The shade under the pavilion at the city park keeps the sun away, but can't hide the fact that it's 107 degrees in the early evening. Worse than the heat, however, is the wind. It serves up a constant blast of cool, but also provides a look into a hellish future. Tomorrow's weather forecast calls for a high temperature of 110 degrees with sustained winds of 15 to 30 miles per hour from the southeast. I can't make it a short day, because the 34-mile ride would drop me in a 200-person town with no library or motel where I could escape the heat. The only other choice is Ness City, but after today I know that I wouldn't finish the 67 miles until deep into the miserable afternoon.
There's only one option: wait until the sun goes down and perform a cross-country riding rite of passage by doing a night ride across Kansas.
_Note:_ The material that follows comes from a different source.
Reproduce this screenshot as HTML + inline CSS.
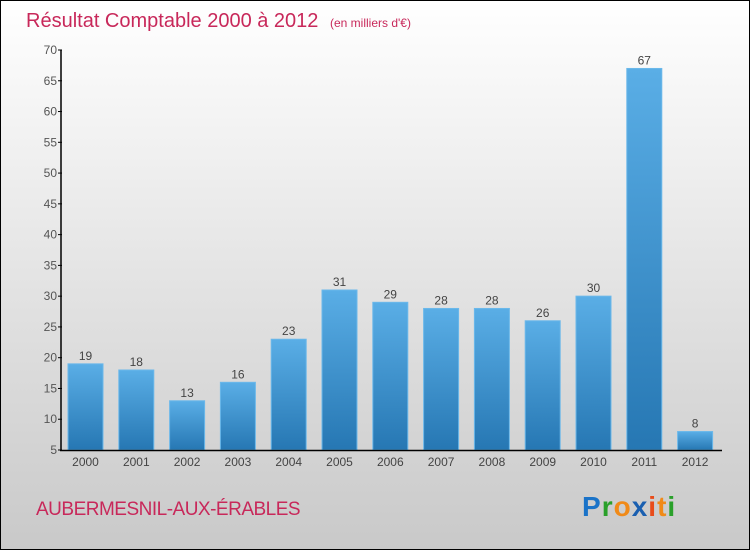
<!DOCTYPE html>
<html><head><meta charset="utf-8"><style>
body{margin:0;}
#c{width:750px;height:550px;position:relative;overflow:hidden;font-family:"Liberation Sans",sans-serif;}
</style></head><body>
<div id="c">
<svg width="750" height="550" xmlns="http://www.w3.org/2000/svg" id="svg">
<defs>
<linearGradient id="bg" x1="0" y1="0" x2="0" y2="1"><stop offset="0" stop-color="#ffffff"/><stop offset="1" stop-color="#c9c9c9"/></linearGradient>
<linearGradient id="bar" x1="0" y1="0" x2="0" y2="1"><stop offset="0" stop-color="#5aaee6"/><stop offset="1" stop-color="#2677b3"/></linearGradient>
</defs>
<rect x="0.5" y="0.5" width="749" height="549" fill="url(#bg)" stroke="#000" stroke-width="1"/>
<text x="26" y="27" font-size="20" fill="#c8285a">Résultat Comptable 2000 à 2012 <tspan font-size="12" dx="6">(en milliers d'€)</tspan></text>
<text x="36" y="515" font-size="19" fill="#c8285a" letter-spacing="-0.5">AUBERMESNIL-AUX-ÉRABLES</text>
<text x="582" y="516" font-size="28" font-weight="bold" letter-spacing="1"><tspan fill="#1a73c8">P</tspan><tspan fill="#2aa02a">r</tspan><tspan fill="#f08a18">o</tspan><tspan fill="#1a5fb0">x</tspan><tspan fill="#e84c1a">i</tspan><tspan fill="#f08a18">t</tspan><tspan fill="#2aa02a">i</tspan></text>
<g id="plot"></g>
</svg>
</div>
<script>
const categories=["2000","2001","2002","2003","2004","2005","2006","2007","2008","2009","2010","2011","2012"];
const values=[19,18,13,16,23,31,29,28,28,26,30,67,8];
const yTicks=[5,10,15,20,25,30,35,40,45,50,55,60,65,70];
const NS="http://www.w3.org/2000/svg";
const g=document.getElementById('plot');
const y=v=>450-(v-5)*(400/65);
const x=i=>85.5+i*50.8;
function mk(t,a){const e=document.createElementNS(NS,t);for(const k in a)e.setAttribute(k,a[k]);g.appendChild(e);return e;}
values.forEach((v,i)=>{
 const r=mk('rect',{x:x(i)-17.5,y:y(v),width:35,height:450-y(v),fill:'url(#bar)',stroke:'#6bb8ea','stroke-width':1});
 
 
 const t=mk('text',{x:x(i),y:y(v)-4,'font-size':12,fill:'#444','text-anchor':'middle'});
 t.textContent=v;
 
 
 const c=mk('text',{x:x(i),y:466,'font-size':12,fill:'#444','text-anchor':'middle'});
 c.textContent=categories[i];
 
 
});
yTicks.forEach(v=>{
 const l=mk('line',{x1:58,x2:62,y1:y(v),y2:y(v),stroke:'#000'});
 
 
 const t=mk('text',{x:57,y:y(v)+4,'font-size':12,fill:'#555','text-anchor':'end'});
 t.textContent=v;
 
 
});
const ya=mk('line',{x1:61,x2:61,y1:50,y2:451,stroke:'#000','stroke-width':1.5});


const xa=mk('line',{x1:60,x2:722,y1:450.5,y2:450.5,stroke:'#000','stroke-width':1.5});


</script>
</body></html>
This kind of ride requires special preparation. I hop in the Adventure Cycling support van with Steve and B.J. and Candy and head to a mini-mart, where I come away with a Mountain Dew-flavored slushie in a cup that's taller than my head. I balance out the huge amount of liquid with three-quarters of a large-sized pepperoni pizza that tastes barely better than cardboard. My stomach bulges out a few inches, walking becomes a little uncomfortable, and I feel a dull ache all over. I'm a high performance machine and I'm ready to go.
I leave Larned at 9:00, with the winds lighter and from the southeast, and the sun a ball of pink that drops below the horizon as I pass the city limits. Between the better weather, the excitement of a new experience, and the adrenaline rush from doing something a little dangerous, riding at night turns out to be as wonderful as the late morning was terrible. I fly to the west with a smile on my face and a lightness in my legs.
Within the hour I reach the junction with Highway 183, with only the tiniest sliver of daylight clinging to the sky. I turn north and pick up a strong tailwind that makes pedaling across the nearly flat terrain almost effortless.
"This is awesome!" I scream out into the dark nothing that surrounds me.
My body tingles with happiness.
I'm alive.
The bike's headlight glows white and its taillight flashes red. Many small creatures and a couple of bigger ones rustle in the grass that lines both sides of the road when I zoom past. A few bugs cry out, but all of the birds are asleep, and with the tailwind canceling out much of the breeze blowing past my head the world is strangely quiet. I ride wherever I want to, because I can see the headlights of approaching cars five miles before they arrive. When they finally reach me I pull to the side, let them pass, and then watch their red lights fade slowly into the distance. A couple of times I flick off my headlight and plunge into the black for a few seconds before freaking myself out and turning it back on. In my head I sing REM's "Nightswimming," but change the lyrics "Nightriding." Thousands of stars fill the sky and I savor mile after mile of clean, smooth, perfect pavement.
I only ride 34 miles, but I will remember them for the rest of my life.
I coast into Rush Center at exactly 11:00 and then spend the next 15 minutes rolling up and down the town's dark streets, grumbling and cursing as I look for a city park that doesn't seem to exist. It isn't until the fifth time I pass a dark lot dotted with a few trees and picnic benches that I realize it's actually a park and not someone's backyard. One bicycle rider sleeps inside a small tent near the back of the place.
I unroll my air mattress and sleeping bag on top of a picnic table and lean the bike up against one of the benches. I climb inside the bag and try to fall asleep as cars pass less than a hundred feet away on the highway, a street light shines down on my head, and the rush of a constantly blowing wind surrounds me.